Michele Simionato said:
Mike Meyer:
Oops, sorry, yes, I was replying to you.
Well, let me put it in this way. If a language can implement a
missing feature easily, then you are not really missing a big thing.
And the feature may not be provided by default for sake of semplicity
and/or uniformity of style. For instance Python does not have
repeat-until
loops, case statement, ternary operator, etc. (obviously I am not
advocating to remove multiple inheritance now, I am justing
speculating, talking about an hypotetic new Python-like language).
It would discourage some people from some abuses, in the same sense the
absence of repeat-until, case statemente, ternary operator etc are
working right now.
These two points are working at cross purposes. If you can implement a
missing feature easily, then it doesn't do much to discourage abuses
of that feature.
Uhm? I do not follow you. Multimethods would dispatch according
to the type and would act differently on the childrens, dependending
on their state. Perhaps I would need more information to understand
what
you have in mind.
Ok, let's take a typical Mixin example. All the classes work with HTML
pages rendered as soup. Some of them only deal with one page, others
walk through multiple pages to find some specific bit of
information. Each of them stores the page it's currently working on in
the attribute page.
The get_value method of Mixin extracts a string from self.page. You
pass it a string, it invokes methods of self.page to locate a string
that stands in a fixed relation to the string you passed in to it, and
returns the found string.
I don't see how this could be made a multimethod. What it does doesn't
change depending on selfs type. This example could trivially have been
done as a standalone function, as it only uses one attribute. Others
use more, say filling out forms based on a dictionary attribute, or
some such.
But at the end my point is "I would not feel much more constrained
in expressivity if I did not have multiple inheritance in Python,
and actually I have found out that the more I use OOP, the less I
use inheritance".
Just curious if others had a similar experience.
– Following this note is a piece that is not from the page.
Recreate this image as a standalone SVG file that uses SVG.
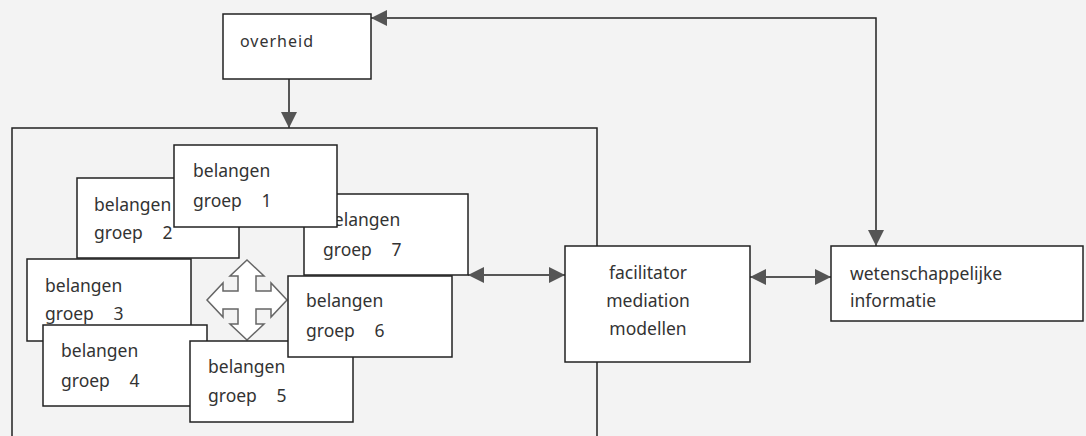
<svg xmlns="http://www.w3.org/2000/svg" width="1086" height="436" viewBox="0 0 1086 436">
<style>
.box{fill:#fff;stroke:#222;stroke-width:1.5}
.t{font-family:"Noto Sans","Open Sans",sans-serif;font-size:17.5px;fill:#333}
.g{word-spacing:15px}
.c{fill:none;stroke:#222;stroke-width:1.5}
</style>
<defs>
<marker id="ah" viewBox="0 0 16 16" markerWidth="16" markerHeight="16" refX="16" refY="8" orient="auto-start-reverse" markerUnits="userSpaceOnUse">
<path d="M0,0 L16,8 L0,16 Z" fill="#555"/>
</marker>
</defs>
<rect width="1086" height="436" fill="#f3f3f3"/>
<g id="container">
<path class="c" d="M12,436 V128 H597 V436"/>
</g>
<g id="connectors">
<path class="c" d="M289,47 V128" marker-end="url(#ah)"/>
<path class="c" d="M371,18 H876 V246" marker-start="url(#ah)" marker-end="url(#ah)"/>
<path class="c" d="M468,275 H565" marker-start="url(#ah)" marker-end="url(#ah)"/>
<path class="c" d="M750,277 H831" marker-start="url(#ah)" marker-end="url(#ah)"/>
</g>
<g id="overheid">
<rect class="box" x="223" y="14" width="148" height="65"/>
<text class="t" x="240" y="47" style="font-size:16px;letter-spacing:1px">overheid</text>
</g>
<g id="groep2">
<rect class="box" x="77" y="178" width="162" height="80"/>
<text class="t" x="94" y="211">belangen</text>
<text class="t g" x="94" y="239">groep 2</text>
</g>
<g id="groep7">
<rect class="box" x="304" y="194" width="164" height="81"/>
<text class="t" x="323" y="226">belangen</text>
<text class="t g" x="323" y="256">groep 7</text>
</g>
<g id="groep1">
<rect class="box" x="174" y="145" width="163" height="82"/>
<text class="t" x="193" y="177">belangen</text>
<text class="t g" x="193" y="207">groep 1</text>
</g>
<g id="groep3">
<rect class="box" x="27" y="259" width="164" height="82"/>
<text class="t" x="45" y="292">belangen</text>
<text class="t g" x="45" y="320">groep 3</text>
</g>
<g id="groep4">
<rect class="box" x="43" y="325" width="164" height="81"/>
<text class="t" x="61" y="357">belangen</text>
<text class="t g" x="61" y="387">groep 4</text>
</g>
<g id="cross">
<path d="M247,260 L264,276 L256,276 L256,291 L271,291 L271,283 L287,300 L271,317 L271,309 L256,309 L256,324 L264,324 L247,340 L230,324 L238,324 L238,309 L223,309 L223,317 L207,300 L223,283 L223,291 L238,291 L238,276 L230,276 Z" fill="#fff" stroke="#666" stroke-width="1.5" stroke-linejoin="miter"/>
</g>
<g id="groep5">
<rect class="box" x="190" y="341" width="163" height="81"/>
<text class="t" x="208" y="373">belangen</text>
<text class="t g" x="208" y="402">groep 5</text>
</g>
<g id="groep6">
<rect class="box" x="288" y="276" width="164" height="81"/>
<text class="t" x="306" y="307">belangen</text>
<text class="t g" x="306" y="337">groep 6</text>
</g>
<g id="facilitator">
<rect class="box" x="565" y="246" width="185" height="116"/>
<text class="t" x="648" y="279" text-anchor="middle">facilitator</text>
<text class="t" x="648" y="307" text-anchor="middle">mediation</text>
<text class="t" x="648" y="335" text-anchor="middle">modellen</text>
</g>
<g id="wetenschappelijke">
<rect class="box" x="831" y="246" width="252" height="75"/>
<text class="t" x="850" y="280">wetenschappelijke</text>
<text class="t" x="850" y="307">informatie</text>
</g>
</svg>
No, and yes. I think that using less inheritance as you get more
practice with it is a common thing. At first, it seems very cool, and
you're tempted to use it for everything. Then you find the problems
that this creates, and back off from it some. On the other hand, as my
understanding of inheritance deepened, I found myself using multiple
inheritance more, not less. Mostly, it's for mixins. Sometimes, I
really do need objects that have multiple types.